CARMEN SOTO VARELA | Biblista
El papa Francisco ha denunciado en múltiples ocasiones la desigualdad histórica entre varones y mujeres y ha urgido a romper las dinámicas sociales, culturales y religiosas que la originan. En sus últimas catequesis en las audiencias de los miércoles, al reflexionar sobre los desafíos y problemáticas actuales del matrimonio, ha vuelto a poner sobre la mesa esta realidad. Desde una mirada profundamente pastoral, reclama “que la mujer no solo sea más escuchada, sino que su voz tenga un peso real, una autoridad reconocida, en la sociedad y en la Iglesia” (Audiencia general, 15-4-2015).
Teniendo como punto de partida la Escritura, el Papa afronta en estas catequesis las relaciones entre los sexos no como algo dado, sino como algo que se ha de construir desde la reciprocidad y la igualdad, porque ese es el deseo de Dios en la Creación. La instrumentalización, el abuso o el sometimiento de las mujeres son fruto del pecado y no tienen justificación ni social ni religiosa (Audiencia general, 22-4-2015).
Como mujer cristiana, agradezco esta denuncia que el papa Francisco está haciendo en relación a las desigualdades de género, pues, por un lado, evidencia una sensibilidad que todavía no es general entre los varones, y menos aún entre los eclesiásticos; y, por otro, es una brisa suave que refresca la esperanza de quienes, desde la fe en Jesús, luchamos por los derechos y la dignidad de las mujeres en nuestro mundo.
La IV Conferencia Mundial sobre la Mujer, celebrada en Beijing en 1995, explicitó con contundencia los anhelos y esperanzas de tantas mujeres que, a lo largo de la historia, comprometieron sus vidas por conseguir la igualdad y reciprocidad con los varones, y que hoy sigue siendo una asignatura pendiente.

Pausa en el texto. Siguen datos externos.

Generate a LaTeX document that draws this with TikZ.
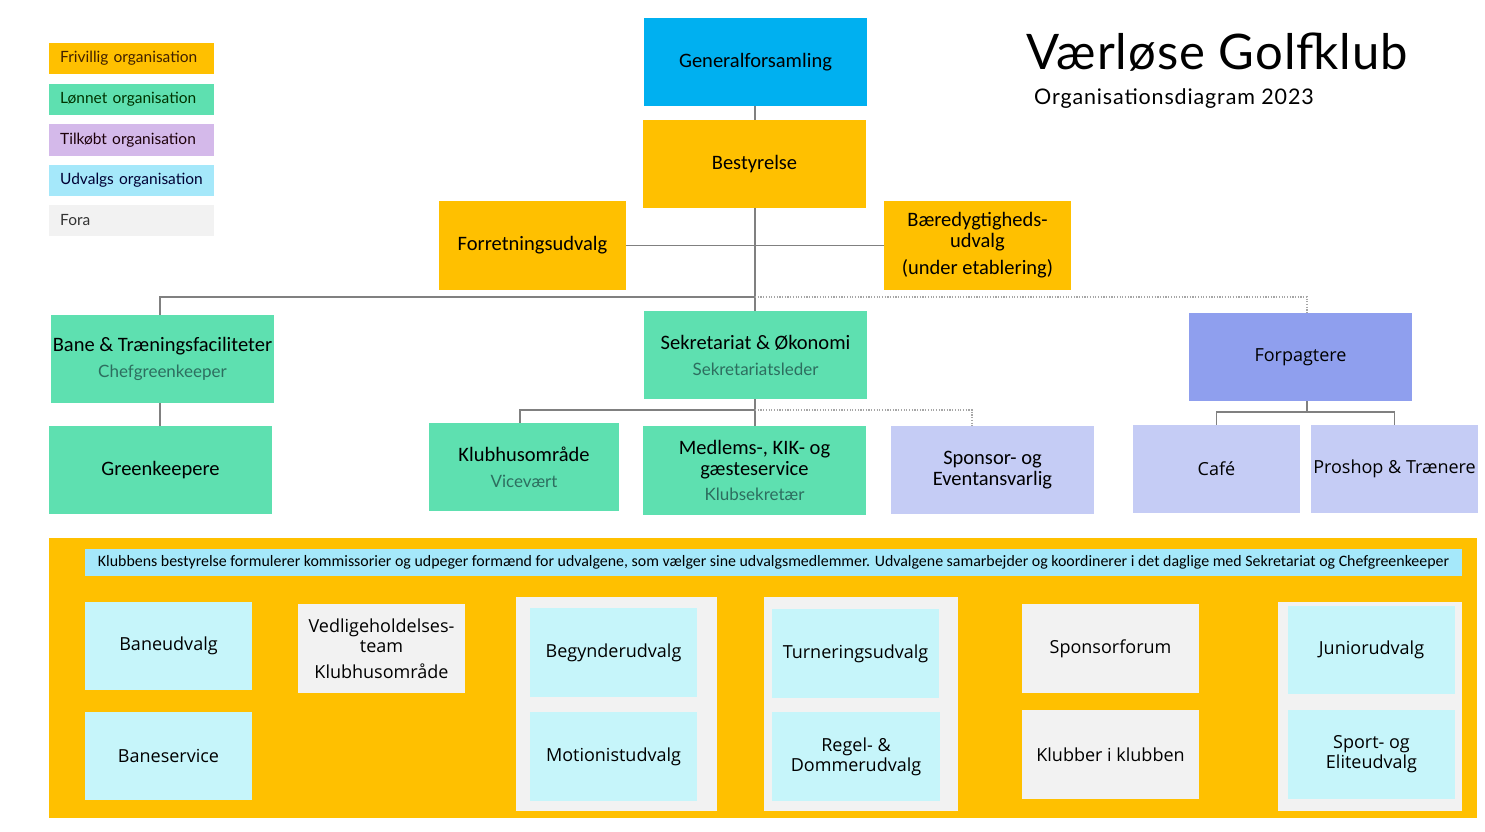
\documentclass[tikz,border=0pt]{standalone}
\usepackage{fontspec}
\setmainfont{Carlito}
\newfontfamily\osans{Open Sans}
\newfontfamily\lato{Lato}
\newfontfamily\latosp[LetterSpace=4]{Lato}
\newfontfamily\latot[LetterSpace=2]{Lato}
\definecolor{org}{RGB}{255,192,0}
\definecolor{grn}{RGB}{94,224,176}
\definecolor{gblue}{RGB}{0,176,240}
\definecolor{forp}{RGB}{143,159,238}
\definecolor{lav}{RGB}{197,204,245}
\definecolor{purp}{RGB}{212,185,234}
\definecolor{udv}{RGB}{165,232,250}
\definecolor{fora}{RGB}{242,242,242}
\definecolor{cyanbox}{RGB}{198,245,250}
\definecolor{linegray}{RGB}{128,128,128}
\definecolor{subtxt}{RGB}{45,110,95}
\newcommand{\subt}[1]{{\lato\fontsize{17}{19}\selectfont\color{subtxt}#1}}
\begin{document}
\begin{tikzpicture}[x=1pt,y=-1pt,
  box/.style={rectangle, inner sep=0pt, align=center, text=black, font=\fontsize{20.5}{21}\selectfont},
  obox/.style={box, font=\osans\fontsize{18}{20}\selectfont},
  leg/.style={rectangle, inner sep=0pt, minimum width=165pt, minimum height=31pt, anchor=west, text width=165pt, align=left, font=\lato\fontsize{15.5}{17}\selectfont},
  conn/.style={draw=linegray, line width=1.1pt},
  dconn/.style={draw=linegray!70, line width=1.1pt, dash pattern=on 1.2pt off 1.5pt}
]
\useasboundingbox (0,0) rectangle (1485,832);
\fill[white] (0,0) rectangle (1485,832);

% legend
\node[leg, fill=org, text=black!75!orange] (l1) at (49,58.5) {\hspace*{11pt}Frivillig organisation};
\node[leg, fill=grn, text=black!80!green] (l2) at (49,99.5) {\hspace*{11pt}Lønnet organisation};
\node[leg, fill=purp, text=black!85!purple] (l3) at (49,140) {\hspace*{11pt}Tilkøbt organisation};
\node[leg, fill=udv, text=black!80!blue] (l4) at (49,180) {\hspace*{11pt}Udvalgs organisation};
\node[leg, fill=fora, text=black!80] (l5) at (49,220) {\hspace*{11pt}Fora};

% title
\node[anchor=base west, inner sep=0pt, font=\latot\fontsize{49}{52}\selectfont] (title) at (1026,70) {Værløse Golfklub};
\node[anchor=base west, inner sep=0pt, font=\latosp\fontsize{21.5}{24}\selectfont] (subtitle) at (1034,105) {Organisationsdiagram 2023};

% top
\node[box, fill=gblue, minimum width=223pt, minimum height=88pt] (gen) at (755.5,62) {Generalforsamling};
\node[box, fill=org, minimum width=223pt, minimum height=88pt] (best) at (754.5,164) {Bestyrelse};
\node[box, fill=org, minimum width=187pt, minimum height=89pt] (forr) at (532.5,245.5) {Forretningsudvalg};
\node[box, fill=org, minimum width=187pt, minimum height=89pt] (baer) at (977.5,245.5) {Bæredygtigheds-\\udvalg\\[6pt](under etablering)};

% second level
\node[box, fill=grn, minimum width=223pt, minimum height=88pt] (bane) at (162.5,359) {Bane \& Træningsfaciliteter\\[5pt]\subt{Chefgreenkeeper}};
\node[box, fill=grn, minimum width=223pt, minimum height=88pt] (sek) at (755.5,355) {Sekretariat \& Økonomi\\[5pt]\subt{Sekretariatsleder}};
\node[obox, fill=forp, minimum width=223pt, minimum height=88pt] (forpa) at (1300.5,357) {Forpagtere};

% third level
\node[box, fill=grn, minimum width=223pt, minimum height=88pt] (gk) at (160.5,470) {Greenkeepere};
\node[box, fill=grn, minimum width=190pt, minimum height=88pt] (klub) at (524,467) {Klubhusområde\\[5pt]\subt{Vicevært}};
\node[box, fill=grn, minimum width=223pt, minimum height=89pt] (medl) at (754.5,470.5) {Medlems-, KIK- og\\gæsteservice\\[4pt]\subt{Klubsekretær}};
\node[box, fill=lav, minimum width=203pt, minimum height=88pt] (spon) at (992.5,470) {Sponsor- og\\Eventansvarlig};
\node[obox, fill=lav, minimum width=167pt, minimum height=88pt] (cafe) at (1216.5,469) {Café};
\node[obox, fill=lav, minimum width=167pt, minimum height=88pt] (pro) at (1394.5,469) {Proshop \& Trænere};

% connectors
\coordinate (j1) at (755,297);
\coordinate (j2) at (755,410);
\coordinate (j3) at (1307,412);
\draw[conn] (j1 |- gen.south) -- (j1 |- best.north);
\draw[conn] (j1 |- best.south) -- (j1 |- sek.north);
\draw[conn] (forr.east) -- (baer.west);
\draw[conn] (j1) -| ([xshift=-2.5pt]bane.north);
\draw[dconn] (j1) -| ([xshift=6.5pt]forpa.north);
\draw[conn] ([xshift=-2.5pt]bane.south) -- ([xshift=-2.5pt]bane.south |- gk.north);
\draw[conn] (j2 |- sek.south) -- (j2 |- medl.north);
\draw[conn] (j2) -| ([xshift=-4pt]klub.north);
\draw[dconn] (j2) -| ([xshift=-20.5pt]spon.north);
\draw[conn] (j3 |- forpa.south) -- (j3);
\draw[conn] (j3) -| (cafe.north);
\draw[conn] (j3) -| (pro.north);

% bottom panel
\fill[org] (49,538) rectangle (1477,818);
\node[rectangle, inner sep=0pt, fill=udv, minimum width=1377pt, minimum height=27pt, font=\fontsize{15.9}{17}\selectfont] (banner) at (773.5,562.5) {Klubbens bestyrelse formulerer kommissorier og udpeger formænd for udvalgene, som vælger sine udvalgsmedlemmer. Udvalgene samarbejder og koordinerer i det daglige med Sekretariat og Chefgreenkeeper};

\fill[fora] (516,597) rectangle (717,811);
\fill[fora] (764,597) rectangle (958,811);
\fill[fora] (1278,602) rectangle (1462,811);

\node[obox, fill=cyanbox, minimum width=167pt, minimum height=88pt] (baneu) at (168.5,646) {Baneudvalg};
\node[obox, fill=cyanbox, minimum width=167pt, minimum height=88pt] (banes) at (168.5,756) {Baneservice};
\node[obox, fill=fora, minimum width=167pt, minimum height=89pt] (vedl) at (381.5,648.5) {Vedligeholdelses-\\team\\[6pt]Klubhusområde};
\node[obox, fill=cyanbox, minimum width=167pt, minimum height=89pt] (begy) at (613.5,652.5) {Begynderudvalg};
\node[obox, fill=cyanbox, minimum width=167pt, minimum height=89pt] (moti) at (613.5,756.5) {Motionistudvalg};
\node[obox, fill=cyanbox, minimum width=167pt, minimum height=89pt] (turn) at (855.5,653.5) {Turneringsudvalg};
\node[obox, fill=cyanbox, minimum width=168pt, minimum height=89pt] (regel) at (856,756.5) {Regel- \&\\Dommerudvalg};
\node[obox, fill=fora, minimum width=177pt, minimum height=89pt] (sforum) at (1110.5,648.5) {Sponsorforum};
\node[obox, fill=fora, minimum width=177pt, minimum height=89pt] (kik) at (1110.5,754.5) {Klubber i klubben};
\node[obox, fill=cyanbox, minimum width=167pt, minimum height=88pt] (junior) at (1371.5,650) {Juniorudvalg};
\node[obox, fill=cyanbox, minimum width=167pt, minimum height=89pt] (sport) at (1371.5,754.5) {Sport- og\\Eliteudvalg};
\end{tikzpicture}
\end{document}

En su declaración final, reivindicaba el necesario empoderamiento de las mujeres para que pudiesen hacer efectivos sus derechos y deberes ciudadanos, familiares y profesionales sin dependencias ni restricciones.
Una rápida mirada a nuestro entorno nos confirma que el sueño de Beijing tiene aún un largo camino por recorrer para hacerse realidad, y que siguen vigentes, como afirma el Papa, “los excesos negativos de las culturas patriarcales (…) y las múltiples formas de machismo donde la mujer es considerada de segunda clase” (Audiencia general, 27-4-2015). Unos frenos que no solo existen en la sociedad civil, sino también en la Iglesia.
La fe en Jesús ha sido –y es– una experiencia liberadora para las mujeres, pero muchas veces ha estado también condicionada, e incluso frustrada, por los marcos androcéntricos de las sociedades en las que esa fe se ha ido encarnando.
Hoy esa contradicción sigue presente y muchas veces nos sentimos en la Iglesia, como afirma Elisabeth Schüssler Fiorenza, como “residentes extranjeras”. Nos sabemos parte de ella, pero carecemos de espacios de palabra y liderazgo que nos hagan sentir miembros de pleno derecho, corresponsables con los varones de la vida de la comunidad. ¿Sería quizás ahora el momento de una conferencia mundial de las mujeres en la Iglesia?